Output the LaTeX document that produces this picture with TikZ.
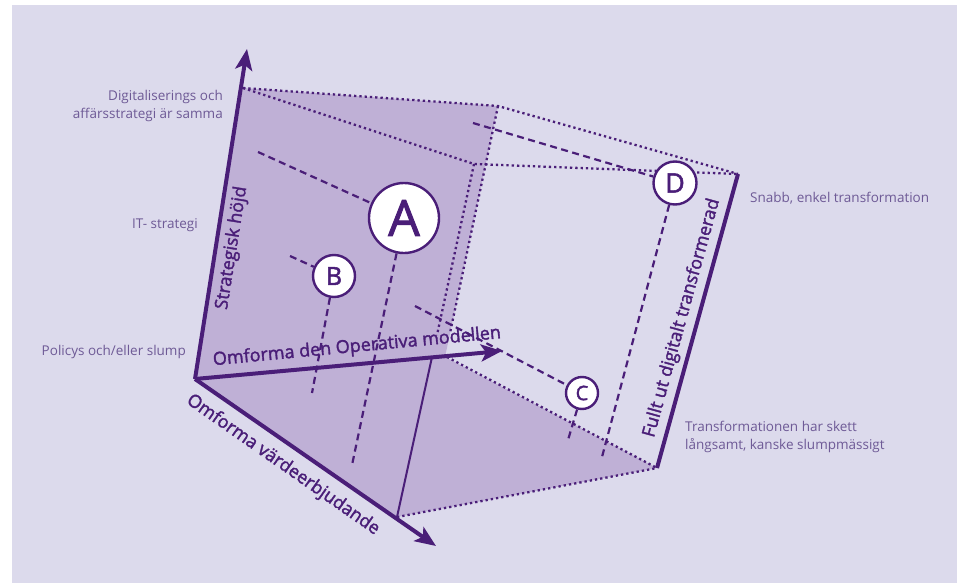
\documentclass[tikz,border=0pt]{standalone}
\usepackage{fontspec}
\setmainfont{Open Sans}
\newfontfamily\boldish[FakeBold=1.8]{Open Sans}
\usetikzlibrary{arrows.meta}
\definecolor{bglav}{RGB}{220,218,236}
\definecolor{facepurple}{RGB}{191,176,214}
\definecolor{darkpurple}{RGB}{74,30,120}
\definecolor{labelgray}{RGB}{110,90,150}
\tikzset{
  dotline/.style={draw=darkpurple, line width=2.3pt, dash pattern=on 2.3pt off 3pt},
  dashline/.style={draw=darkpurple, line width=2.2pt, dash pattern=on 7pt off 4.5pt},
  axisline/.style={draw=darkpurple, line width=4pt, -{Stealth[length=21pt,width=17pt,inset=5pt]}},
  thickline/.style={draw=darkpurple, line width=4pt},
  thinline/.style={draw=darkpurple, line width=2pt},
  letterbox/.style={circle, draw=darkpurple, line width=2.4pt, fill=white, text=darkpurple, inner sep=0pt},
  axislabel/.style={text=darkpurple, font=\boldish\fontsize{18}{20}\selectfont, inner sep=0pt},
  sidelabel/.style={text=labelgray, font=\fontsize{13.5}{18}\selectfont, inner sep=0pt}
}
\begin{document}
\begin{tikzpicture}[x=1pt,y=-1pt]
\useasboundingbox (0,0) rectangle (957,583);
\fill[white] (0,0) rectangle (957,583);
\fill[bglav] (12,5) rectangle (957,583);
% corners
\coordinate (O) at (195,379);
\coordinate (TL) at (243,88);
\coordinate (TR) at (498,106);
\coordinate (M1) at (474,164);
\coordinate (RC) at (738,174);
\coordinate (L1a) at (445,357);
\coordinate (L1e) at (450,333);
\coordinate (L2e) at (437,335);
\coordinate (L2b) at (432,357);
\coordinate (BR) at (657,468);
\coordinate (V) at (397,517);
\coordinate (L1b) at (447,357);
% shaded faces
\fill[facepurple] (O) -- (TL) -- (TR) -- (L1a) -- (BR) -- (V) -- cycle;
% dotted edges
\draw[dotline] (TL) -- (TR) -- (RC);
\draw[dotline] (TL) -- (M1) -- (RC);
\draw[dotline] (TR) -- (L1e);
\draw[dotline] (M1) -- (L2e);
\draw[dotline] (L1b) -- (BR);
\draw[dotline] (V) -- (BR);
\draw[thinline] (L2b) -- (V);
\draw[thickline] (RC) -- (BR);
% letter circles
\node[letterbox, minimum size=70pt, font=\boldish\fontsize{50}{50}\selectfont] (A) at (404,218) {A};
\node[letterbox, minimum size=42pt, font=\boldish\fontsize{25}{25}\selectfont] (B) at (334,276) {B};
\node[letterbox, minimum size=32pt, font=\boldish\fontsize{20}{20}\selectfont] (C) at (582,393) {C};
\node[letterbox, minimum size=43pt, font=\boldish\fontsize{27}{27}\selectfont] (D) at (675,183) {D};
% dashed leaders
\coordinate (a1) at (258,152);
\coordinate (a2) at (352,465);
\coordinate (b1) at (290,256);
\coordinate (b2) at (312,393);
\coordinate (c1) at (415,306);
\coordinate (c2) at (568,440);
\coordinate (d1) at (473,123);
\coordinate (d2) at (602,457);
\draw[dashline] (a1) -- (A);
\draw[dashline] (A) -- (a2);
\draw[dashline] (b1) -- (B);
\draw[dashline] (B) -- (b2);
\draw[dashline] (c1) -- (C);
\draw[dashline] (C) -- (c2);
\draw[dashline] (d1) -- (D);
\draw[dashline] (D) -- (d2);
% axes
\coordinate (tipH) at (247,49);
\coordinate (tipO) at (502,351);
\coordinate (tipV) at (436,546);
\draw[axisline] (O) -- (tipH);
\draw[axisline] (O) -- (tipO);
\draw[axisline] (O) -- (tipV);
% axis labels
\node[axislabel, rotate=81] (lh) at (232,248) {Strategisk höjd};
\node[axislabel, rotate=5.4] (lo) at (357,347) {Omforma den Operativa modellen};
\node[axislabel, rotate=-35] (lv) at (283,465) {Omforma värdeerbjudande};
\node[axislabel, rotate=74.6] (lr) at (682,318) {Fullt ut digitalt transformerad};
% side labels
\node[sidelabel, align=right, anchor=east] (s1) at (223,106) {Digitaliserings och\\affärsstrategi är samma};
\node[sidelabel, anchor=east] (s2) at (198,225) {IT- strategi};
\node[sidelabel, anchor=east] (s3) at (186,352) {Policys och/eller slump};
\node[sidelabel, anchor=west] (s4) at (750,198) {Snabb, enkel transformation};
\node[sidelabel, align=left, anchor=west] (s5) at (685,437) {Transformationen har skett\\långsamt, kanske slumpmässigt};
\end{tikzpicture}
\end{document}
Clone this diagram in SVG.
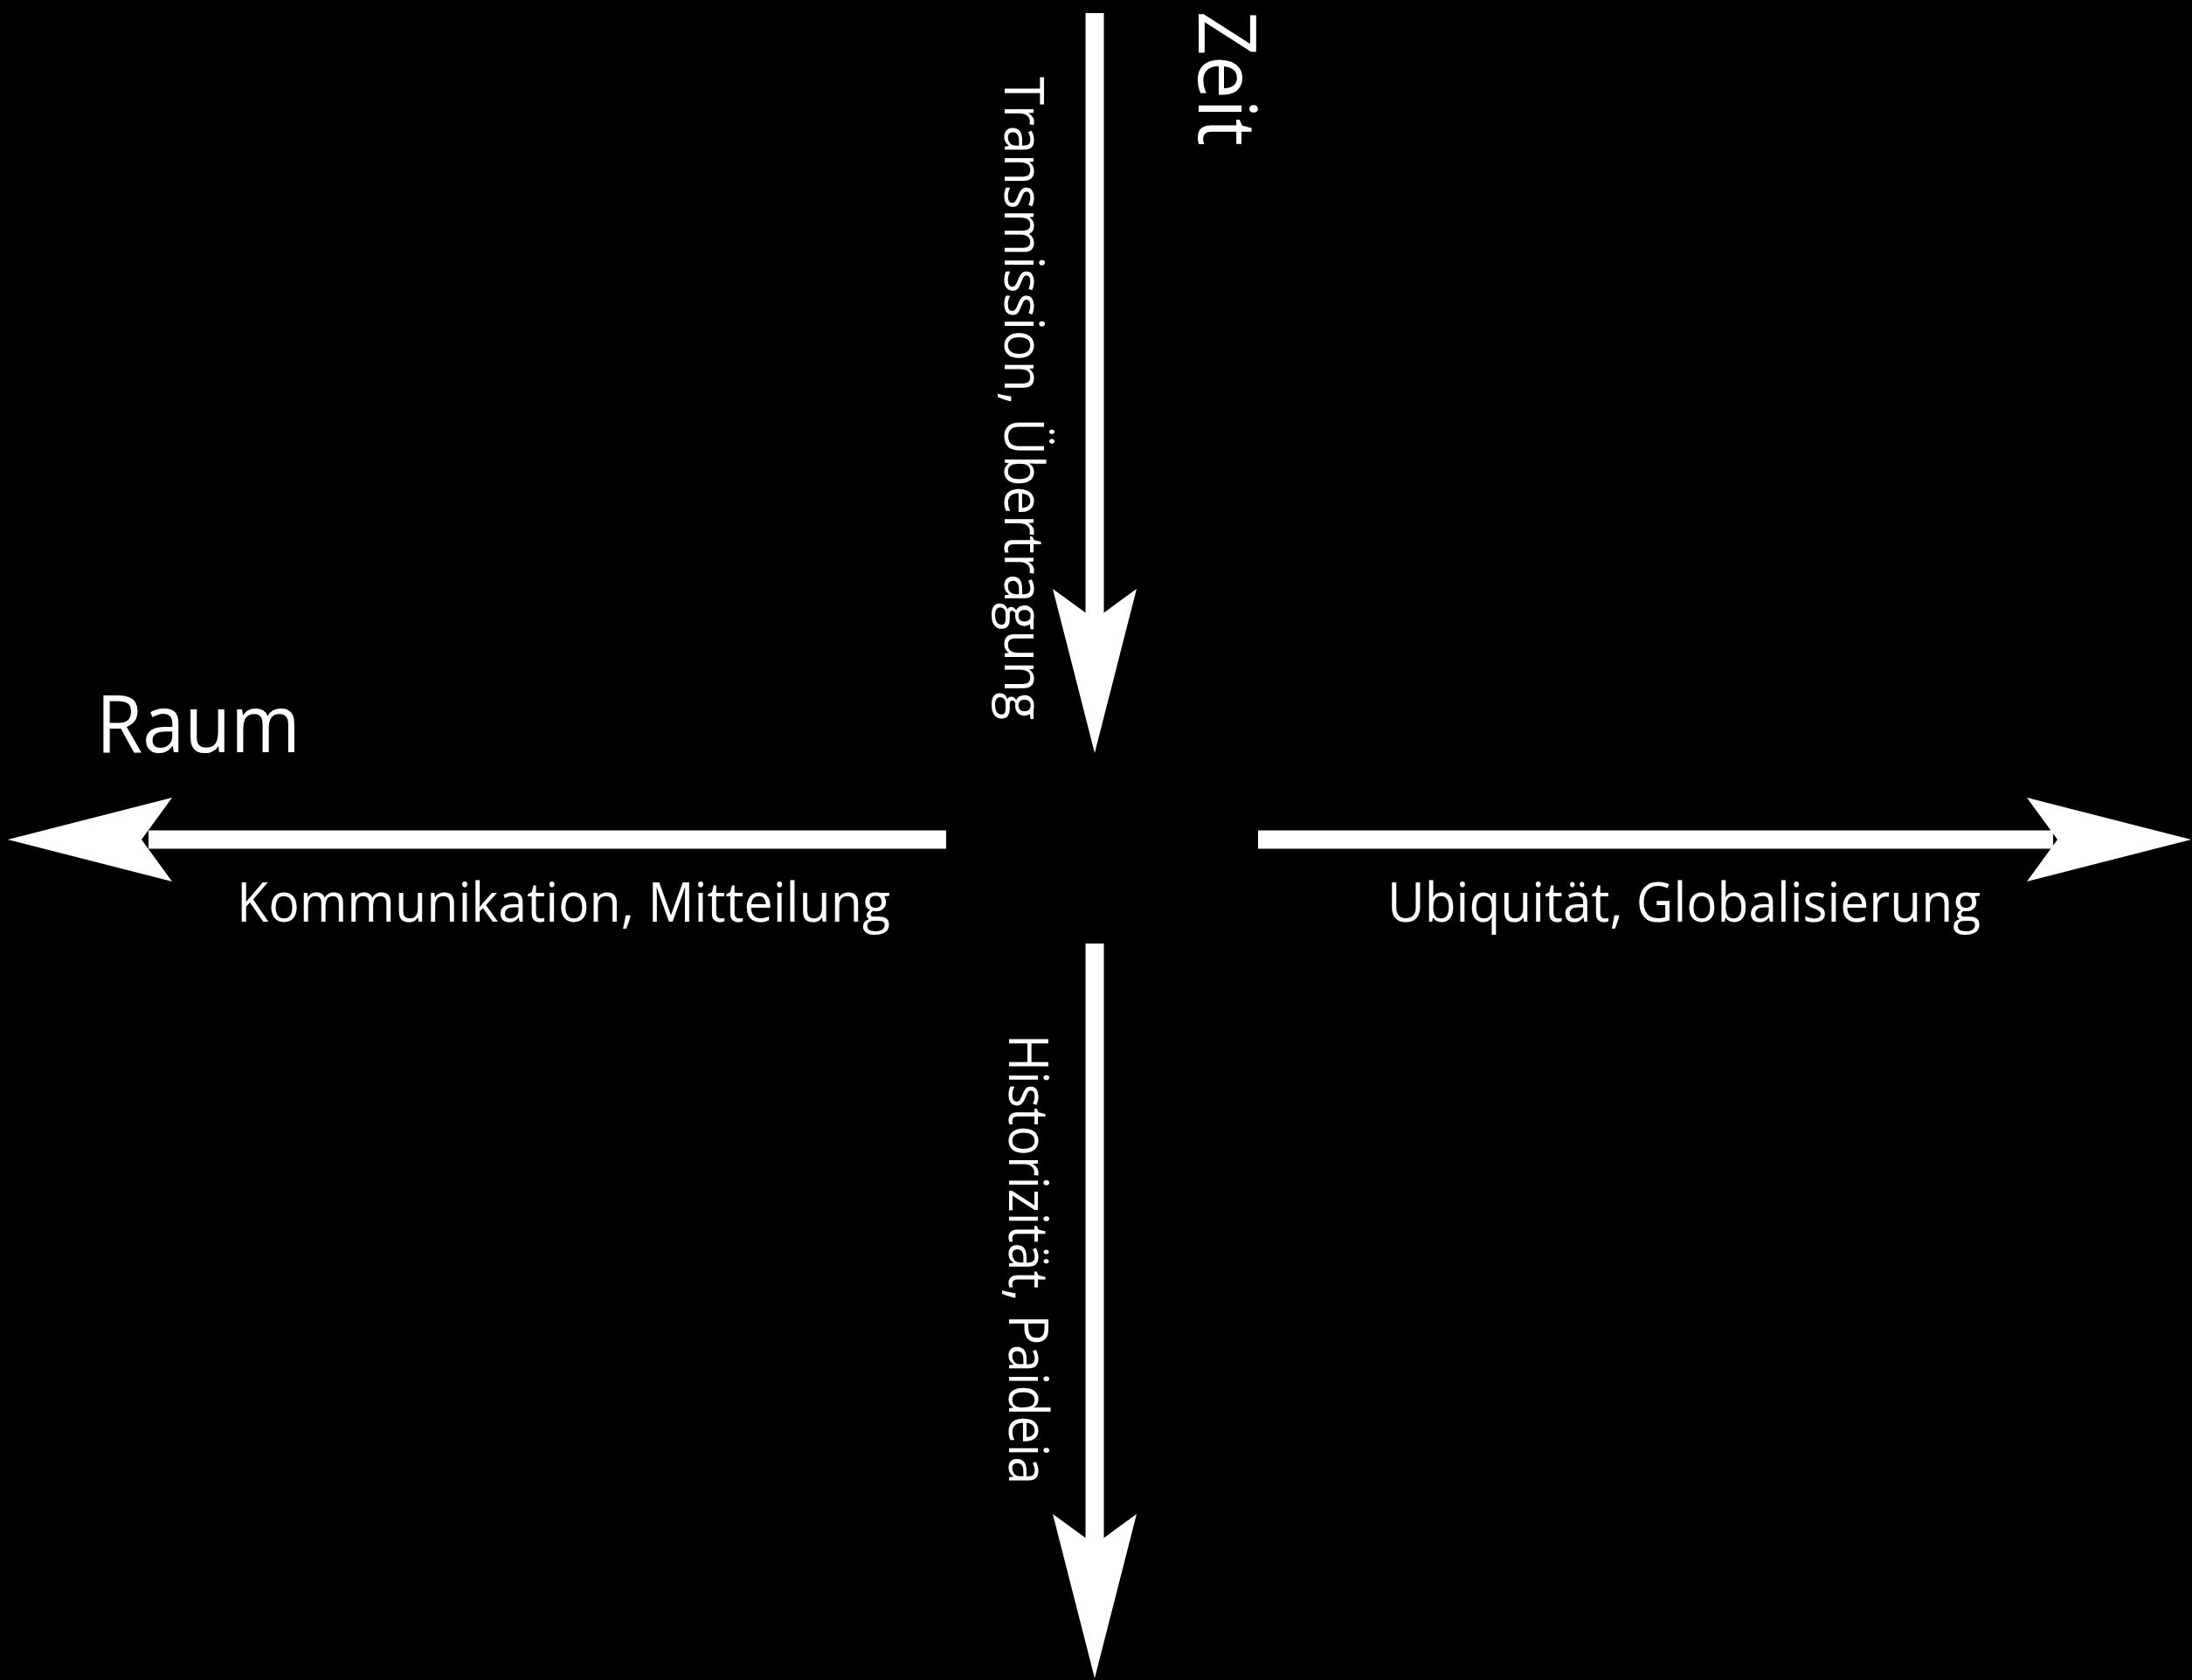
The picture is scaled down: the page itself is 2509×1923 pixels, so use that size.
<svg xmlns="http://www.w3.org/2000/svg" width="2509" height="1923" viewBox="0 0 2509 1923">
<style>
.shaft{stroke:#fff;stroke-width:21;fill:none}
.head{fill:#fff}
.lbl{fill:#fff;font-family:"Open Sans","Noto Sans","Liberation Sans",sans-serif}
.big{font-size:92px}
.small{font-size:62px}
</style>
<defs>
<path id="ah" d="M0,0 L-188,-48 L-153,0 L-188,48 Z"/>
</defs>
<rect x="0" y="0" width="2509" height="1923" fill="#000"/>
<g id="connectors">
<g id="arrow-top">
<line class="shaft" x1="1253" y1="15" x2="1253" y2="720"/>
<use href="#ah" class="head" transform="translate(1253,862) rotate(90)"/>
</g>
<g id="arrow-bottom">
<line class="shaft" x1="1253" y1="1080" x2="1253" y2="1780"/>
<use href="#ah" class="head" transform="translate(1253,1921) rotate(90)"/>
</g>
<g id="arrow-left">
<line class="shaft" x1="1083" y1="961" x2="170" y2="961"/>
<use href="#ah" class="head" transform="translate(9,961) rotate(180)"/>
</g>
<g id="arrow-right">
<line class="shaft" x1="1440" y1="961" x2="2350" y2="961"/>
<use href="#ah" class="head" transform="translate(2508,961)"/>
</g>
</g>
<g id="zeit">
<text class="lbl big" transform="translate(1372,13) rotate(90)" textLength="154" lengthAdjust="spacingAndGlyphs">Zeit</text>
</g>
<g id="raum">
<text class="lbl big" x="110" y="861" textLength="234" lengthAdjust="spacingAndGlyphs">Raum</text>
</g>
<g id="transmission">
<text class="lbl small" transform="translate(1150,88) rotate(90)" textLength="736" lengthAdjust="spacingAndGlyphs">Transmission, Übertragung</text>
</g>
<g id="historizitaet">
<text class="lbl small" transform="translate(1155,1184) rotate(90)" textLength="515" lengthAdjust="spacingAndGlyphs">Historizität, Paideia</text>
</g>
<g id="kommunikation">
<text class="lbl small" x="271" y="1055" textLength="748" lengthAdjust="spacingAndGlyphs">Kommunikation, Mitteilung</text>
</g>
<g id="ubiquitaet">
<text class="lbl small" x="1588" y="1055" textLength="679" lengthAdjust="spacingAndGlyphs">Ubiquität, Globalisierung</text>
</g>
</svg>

• What the task requires: Pull out all lines of the data with the string "this".

• Reply:
Output the LaTeX document that produces this picture with TikZ.
Clone this diagram in SVG.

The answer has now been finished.